We know that Frequency is defined as the number of complete vibration cycles of a medium in one second. It covers a distance of its wavelength in one cycle. Its unit is hertz.
Mathematically it is given as, $f = \dfrac{c}{\lambda }$
Where ‘f’ is the frequency which is expressed in hertz, c’ is the speed of the wave in a medium it is expressed in terms of m/s and ‘$\lambda $’ is the wavelength of the wave it is expressed in metre.
The fundamental vibrational mode of stretched string is known as that the wavelength is of twice the length of the string.
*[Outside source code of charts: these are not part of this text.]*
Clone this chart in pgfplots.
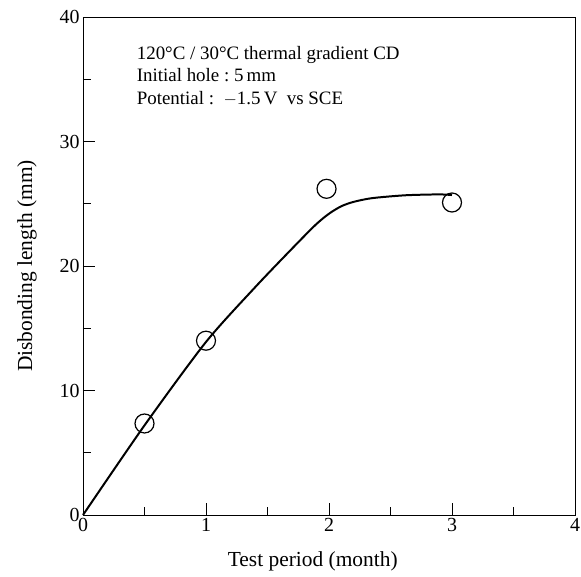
\documentclass[border=0pt]{standalone}
\usepackage{pgfplots}
\pgfplotsset{compat=1.18}
\usepackage{fontspec}
\setmainfont{Liberation Serif}
\begin{document}
\begin{tikzpicture}
\begin{axis}[
  scale only axis,
  width=492bp, height=498bp,
  xmin=0, xmax=4, ymin=0, ymax=40,
  xtick={0,1,2,3,4}, ytick={0,10,20,30,40},
  minor xtick={0.5,1.5,2.5,3.5}, minor ytick={5,15,25,35},
  tick align=inside, tick pos=left,
  major tick length=12bp, minor tick length=8bp,
  every tick/.style={black, line width=0.9pt},
  axis line style={line width=0.9pt},
  /pgf/number format/assume math mode=true,
  ticklabel style={font=\fontsize{20pt}{24pt}\selectfont},
  xlabel={Test period (month)},
  ylabel={Disbonding length (mm)},
  label style={font=\fontsize{21.5pt}{25pt}\selectfont},
  xlabel style={at={(axis description cs:0.467,-0.094)}, anchor=center},
  ylabel style={at={(axis description cs:-0.114,0.5)}, anchor=center, rotate=0},
  clip=false,
]
\addplot[black, line width=2pt, smooth, tension=0.45] coordinates {
  (0,0) (0.5,7.2) (1,13.9) (1.4,18.3) (1.7,21.4) (1.89,23.3) (2.0,24.2) (2.1,24.8) (2.2,25.15) (2.35,25.45) (2.62,25.68) (2.89,25.75) (3.0,25.7)
};
\addplot[only marks, mark=o, mark size=9.5bp, mark options={line width=1.2pt, fill=white}] coordinates {
  (0.5,7.35) (1,14.0) (1.98,26.2) (3.0,25.1)
};
\node[anchor=base west, inner sep=0pt, font=\fontsize{19pt}{22pt}\selectfont]
  at (rel axis cs:0.109,0.915) {120°C / 30°C thermal gradient CD};
\node[anchor=base west, inner sep=0pt, font=\fontsize{19pt}{22pt}\selectfont]
  at (rel axis cs:0.109,0.870) {Initial hole\ :\ 5\,mm};
\node[anchor=base west, inner sep=0pt, font=\fontsize{19pt}{22pt}\selectfont]
  at (rel axis cs:0.109,0.825) {Potential\ :\ \ $-$1.5\,V\ \ vs SCE};
\coordinate (bl) at (rel axis cs:0,0);
\coordinate (tr) at (rel axis cs:1,1);
\end{axis}
\pgfresetboundingbox
\path ([shift={(-83bp,-62bp)}]bl) rectangle ([shift={(6bp,17bp)}]tr);
\end{tikzpicture}
\end{document}
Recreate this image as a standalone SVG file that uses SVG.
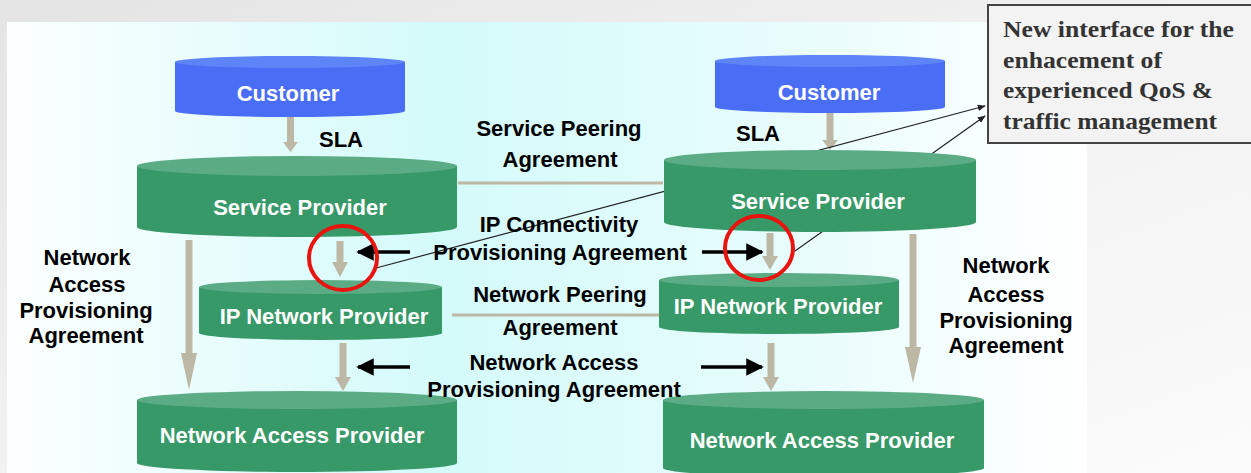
<svg xmlns="http://www.w3.org/2000/svg" width="1251" height="473" viewBox="0 0 1251 473">
<defs>
<linearGradient id="slide" x1="0" y1="0" x2="1" y2="1">
<stop offset="0" stop-color="#e4e4e4"/><stop offset="0.5" stop-color="#f2f2f2"/><stop offset="1" stop-color="#fbfbfb"/>
</linearGradient>
<linearGradient id="panel" x1="0" y1="0" x2="1" y2="0">
<stop offset="0" stop-color="#fcffff"/><stop offset="0.4" stop-color="#d4fafa"/><stop offset="0.7" stop-color="#e6fcfc"/><stop offset="1" stop-color="#ffffff"/>
</linearGradient>
<marker id="blk" viewBox="0 0 10 10" refX="9" refY="5" markerWidth="5" markerHeight="5" orient="auto">
<path d="M0,0 L10,5 L0,10 Z" fill="#000"/>
</marker>
<marker id="thin" viewBox="0 0 10 10" refX="9" refY="5" markerWidth="8" markerHeight="8" orient="auto" markerUnits="userSpaceOnUse">
<path d="M0,1 L10,5 L0,9 Z" fill="#222"/>
</marker>
</defs>
<style>
.blue{fill:#4a6df6}.bluetop{fill:#5e85f8}
.green{fill:#379868}.greentop{fill:#5bac84}
.nt{font-family:"Liberation Sans",Arial,sans-serif;font-weight:bold;font-size:22px;fill:#fff;text-anchor:middle}
.lb{font-family:"Liberation Sans",Arial,sans-serif;font-weight:bold;font-size:22px;fill:#000;text-anchor:middle}
.gar{fill:#bdb7a6}
.peer{stroke:#bdb7a6;stroke-width:3}
.bar{stroke:#000;stroke-width:3.5;marker-end:url(#blk)}
.ring{fill:none;stroke:#e8140f;stroke-width:4}
.tl{stroke:#222;stroke-width:1.2;marker-end:url(#thin)}
.co{font-family:"Liberation Serif","Times New Roman",serif;font-weight:bold;font-size:23px;fill:#333}
</style>
<rect x="0" y="0" width="1251" height="473" fill="url(#slide)"/>
<rect x="7" y="22" width="1080" height="451" fill="url(#panel)"/>

<g id="connectors">
<line class="peer" x1="458" y1="183" x2="663" y2="183"/>
<line class="peer" x1="452" y1="315" x2="659" y2="315"/>
<path class="gar" d="M287,117 H294 V142 H298 L290.5,152 L283,142 H287 Z"/>
<path class="gar" d="M826.5,113 H833.5 V140 H838 L830,150 L822,140 H826.5 Z"/>
<path class="gar" d="M336.5,241 H343.5 V262 H348 L340,277 L332,262 H336.5 Z"/>
<path class="gar" d="M766.5,233 H773.5 V256 H778 L770,270 L762,256 H766.5 Z"/>
<path class="gar" d="M339.5,343 H346.5 V377 H351 L343,391 L335,377 H339.5 Z"/>
<path class="gar" d="M767.5,343 H774.5 V377 H779 L771,391 L763,377 H767.5 Z"/>
<path class="gar" d="M185.5,240 H192.5 V353 H197 L189,390 L181,353 H185.5 Z"/>
<path class="gar" d="M909.5,234 H916.5 V347 H921 L913,383 L905,347 H909.5 Z"/>
<line class="bar" x1="410" y1="252" x2="358" y2="252"/>
<line class="bar" x1="702" y1="252" x2="762" y2="252"/>
<line class="bar" x1="410" y1="367" x2="358" y2="367"/>
<line class="bar" x1="701" y1="367" x2="762" y2="367"/>
<line class="tl" x1="376" y1="268" x2="985" y2="106"/>
<line class="tl" x1="795" y1="251" x2="985" y2="116"/>
</g>

<g id="customer-left">
<path class="blue" d="M175,62 V111 A115,6 0 0 0 405,111 V62 Z"/>
<ellipse class="bluetop" cx="290" cy="62" rx="115" ry="6"/>
<text class="nt" x="288" y="101">Customer</text>
</g>
<g id="customer-right">
<path class="blue" d="M715,61 V107 A115,6 0 0 0 945,107 V61 Z"/>
<ellipse class="bluetop" cx="830" cy="61" rx="115" ry="6"/>
<text class="nt" x="829" y="100">Customer</text>
</g>
<g id="sp-left">
<path class="green" d="M137,166 V227 A160,10 0 0 0 457,227 V166 Z"/>
<ellipse class="greentop" cx="297" cy="166" rx="160" ry="10"/>
<text class="nt" x="300" y="215">Service Provider</text>
</g>
<g id="sp-right">
<path class="green" d="M664,160 V222 A156,10 0 0 0 976,222 V160 Z"/>
<ellipse class="greentop" cx="820" cy="160" rx="156" ry="10"/>
<text class="nt" x="818" y="209">Service Provider</text>
</g>
<g id="ip-left">
<path class="green" d="M199,287 V333 A121.5,7 0 0 0 442,333 V287 Z"/>
<ellipse class="greentop" cx="320.5" cy="287" rx="121.5" ry="7"/>
<text class="nt" x="324" y="324">IP Network Provider</text>
</g>
<g id="ip-right">
<path class="green" d="M659,280 V327 A120,7 0 0 0 899,327 V280 Z"/>
<ellipse class="greentop" cx="779" cy="280" rx="120" ry="7"/>
<text class="nt" x="778" y="314">IP Network Provider</text>
</g>
<g id="nap-left">
<path class="green" d="M137,400 V463 A160,9 0 0 0 457,463 V400 Z"/>
<ellipse class="greentop" cx="297" cy="400" rx="160" ry="9"/>
<text class="nt" x="292" y="443">Network Access Provider</text>
</g>
<g id="nap-right">
<path class="green" d="M663,400 V468 A160.5,9 0 0 0 984,468 V400 Z"/>
<ellipse class="greentop" cx="823.5" cy="400" rx="160.5" ry="9"/>
<text class="nt" x="822" y="448">Network Access Provider</text>
</g>

<g id="labels">
<text class="lb" x="341" y="147">SLA</text>
<text class="lb" x="758" y="141">SLA</text>
<text class="lb" x="559" y="136">Service Peering</text>
<text class="lb" x="560" y="167">Agreement</text>
<text class="lb" x="559" y="232">IP Connectivity</text>
<text class="lb" x="560" y="260">Provisioning Agreement</text>
<text class="lb" x="560" y="302">Network Peering</text>
<text class="lb" x="560" y="335">Agreement</text>
<text class="lb" x="554" y="370">Network Access</text>
<text class="lb" x="554" y="397">Provisioning Agreement</text>
<text class="lb" x="87" y="265">Network</text>
<text class="lb" x="87" y="292">Access</text>
<text class="lb" x="86" y="318">Provisioning</text>
<text class="lb" x="86" y="343">Agreement</text>
<text class="lb" x="1006" y="273">Network</text>
<text class="lb" x="1006" y="302">Access</text>
<text class="lb" x="1006" y="328">Provisioning</text>
<text class="lb" x="1006" y="353">Agreement</text>
</g>

<g id="rings">
<ellipse class="ring" cx="343" cy="258" rx="34" ry="32"/>
<ellipse class="ring" cx="759" cy="248" rx="34" ry="32"/>
</g>

<g id="callout">
<rect x="988" y="5" width="270" height="138" fill="#f3f3f3" stroke="#444" stroke-width="2"/>
<text class="co" x="1003" y="37" textLength="231" lengthAdjust="spacingAndGlyphs">New interface for the</text>
<text class="co" x="1003" y="68" textLength="159" lengthAdjust="spacingAndGlyphs">enhacement of</text>
<text class="co" x="1003" y="98" textLength="210" lengthAdjust="spacingAndGlyphs">experienced QoS &amp;</text>
<text class="co" x="1003" y="129" textLength="214" lengthAdjust="spacingAndGlyphs">traffic management</text>
</g>
</svg>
It is seen that resonant standing wave modes are produced in a stretched string.
Mathematically it is given as,
$f = \dfrac{1}{{2L}} \times \sqrt {\dfrac{T}{\mu }} $
Where ‘f’ is the frequency, ‘L’ is the length of the given uniform wire, ‘T’ is the tension in wire, and ‘$\mu $’ is the mass per unit length
$ \Rightarrow f = \dfrac{1}{{2L}} \times \sqrt {\dfrac{T}{\mu }} $
Where ‘$\mu $’ is the mass per unit length which is given as
$\mu = \pi \times \dfrac{{{D^2}}}{{4\rho }}$
Now, relation between its fundamental frequency f, the length L and the diameter D is
is given as,
$f = \dfrac{1}{{2L}} \times \sqrt {\dfrac{T}{{\pi \times \dfrac{{{D^2}}}{{4\rho }}}}} $
Since, ‘T’, ‘$\pi $’ and ‘$\rho $’ are constants
$f \propto \dfrac{1}{{LD}}$

Hence, (a) is the correct option.

Note:
Waves that need a medium for their propagation are known as mechanical waves or elastic waves. When the wave propagates through the medium the particles of the medium execute periodic motion about its mean position. Waves which do not need a medium for its propagation are known as the non - mechanical waves, they are transverse in nature.